The Iraq war, especially, has surfaced as a new flashpoint in Britain’s election, with Jeremy Corbyn attracting spitting indignation from the Tory right for connecting the dots between policies of invasion and intervention with an elevated risk of terror attacks on domestic soil. “Many experts, including professionals in our intelligence and security services,” the Labour leader dared to suggest, “have pointed out the connections between wars that we have been involved in, or supported, or fought, in other countries and terrorism here at home.”

And what to do about Afghanistan is set to burst back into the headlines in the US also. Pentagon planners and military commanders on the ground are right now pressing the White House to approve a “mini-surge” to help end what they openly acknowledge is a stalemate in the anti-insurgency struggle, with the Taliban holding its military ground and showing little interest in resuming talks for an eventual political settlement with the leadership in Kabul. Specifically, they want President Donald Trump to agree to deploy an additional 5,000 soldiers. Relative to the 100,000 who used to be in Afghanistan that may seem like small fry. But it would nonetheless represent a 60 per cent increase on the numbers of US troops remaining there now.

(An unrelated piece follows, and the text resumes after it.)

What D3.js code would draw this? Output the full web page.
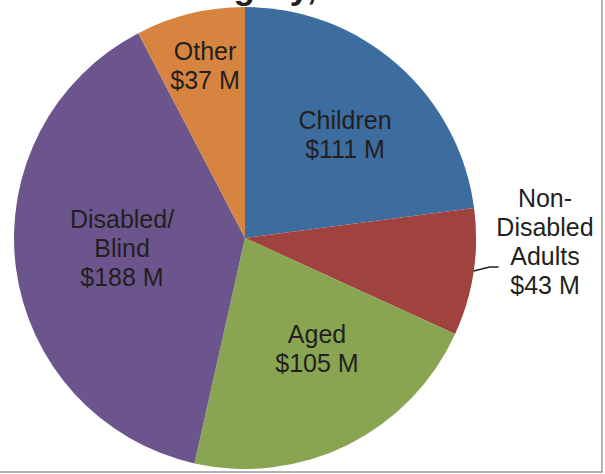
<!DOCTYPE html>
<html>
<head>
<meta charset="utf-8">
<script src="https://cdn.jsdelivr.net/npm/d3@7"></script>
<style>
  html, body { margin: 0; padding: 0; background: #fff; }
  svg { display: block; }
  text { font-family: "Liberation Sans", Arial, sans-serif; fill: #231f20; }
</style>
</head>
<body>
<svg id="chart" width="605" height="474"></svg>
<script>
// Spending by eligibility category (millions of dollars)
const categories = ["Children", "Non-Disabled Adults", "Aged", "Disabled/Blind", "Other"];
const values = [111, 43, 105, 188, 37];
const labelLines = [
  ["Children", "$111 M"],
  ["Non-", "Disabled", "Adults", "$43 M"],
  ["Aged", "$105 M"],
  ["Disabled/", "Blind", "$188 M"],
  ["Other", "$37 M"]
];
const colors = ["#3d6c9e", "#a0433f", "#89a552", "#6c558c", "#d6843f"];
const titleText = "Category, 2008";

const W = 605, H = 474;
const cx = 245, cy = 238, R = 231;
const fontSize = 25, lineH = 29;

// label anchors as [dx, dy] from the pie centre (midpoint of the first and last baselines)
const labelAnchor = [
  [100, -95],
  [300, 12],
  [72, 119.5],
  [-123, 18.5],
  [-40, -164]
];

const svg = d3.select("#chart");

// chart title, mostly above the visible area
svg.append("text")
  .attr("x", 404).attr("y", -1)
  .attr("text-anchor", "end")
  .style("font-size", "35px").style("font-weight", "bold")
  .text(titleText);

const pie = d3.pie().sort(null).value(d => d)
  .startAngle(0).endAngle(2 * Math.PI);
const arcs = pie(values);
const arc = d3.arc().innerRadius(0).outerRadius(R);

const g = svg.append("g").attr("transform", `translate(${cx},${cy})`);

g.selectAll("path.slice")
  .data(arcs)
  .join("path")
  .attr("class", "slice")
  .attr("d", arc)
  .attr("fill", (d, i) => colors[i]);

// leader line for the outside label
const nda = arcs[1];
const edgeAng = nda.startAngle + (nda.endAngle - nda.startAngle) * 0.49;
const edge = [Math.sin(edgeAng) * R, -Math.cos(edgeAng) * R];
g.append("polyline")
  .attr("points", [edge, [edge[0] + 16, edge[1] - 4], [edge[0] + 25, edge[1] - 4]].map(p => p.join(",")).join(" "))
  .attr("fill", "none").attr("stroke", "#231f20").attr("stroke-width", 1.5);

// data labels
labelLines.forEach((lines, i) => {
  const [ax, ay] = labelAnchor[i];
  const t = g.append("text")
    .attr("text-anchor", "middle")
    .style("font-size", fontSize + "px");
  const first = ay - (lines.length - 1) * lineH / 2;
  lines.forEach((ln, j) => {
    t.append("tspan").attr("x", ax).attr("y", first + j * lineH).text(ln);
  });
});

// frame edges
svg.append("line").attr("x1", 602).attr("x2", 602).attr("y1", 0).attr("y2", 472.5)
  .attr("stroke", "#9a9a9a").attr("stroke-width", 1.5);
svg.append("line").attr("x1", 0).attr("x2", 602.75).attr("y1", 472).attr("y2", 472)
  .attr("stroke", "#9a9a9a").attr("stroke-width", 1.5);
</script>
</body>
</html>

It would also mean a halt – even a reversal – of the policy of finally winding down the military engagement in Afghanistan set in motion by Barack Obama. If you have seen and enjoyed War Machine that will probably leave you in a state of some despair. What does the Pentagon see as the point of ratcheting up the Afghan effort all over again? Is it for the good of the Afghan people really? Or for the good of today’s Big Glen who can’t stand the idea of not winning.

Ms Swinton plays a German parliamentarian who confronts Gen Glen at a town hall meeting during a visit he pays to Berlin. “I do not question the goodness of your intention,” she attempts. “I believe you are a good man. I question your belief in the power of your ideas.” The big American, you won’t be surprised to hear, has no clue how to answer.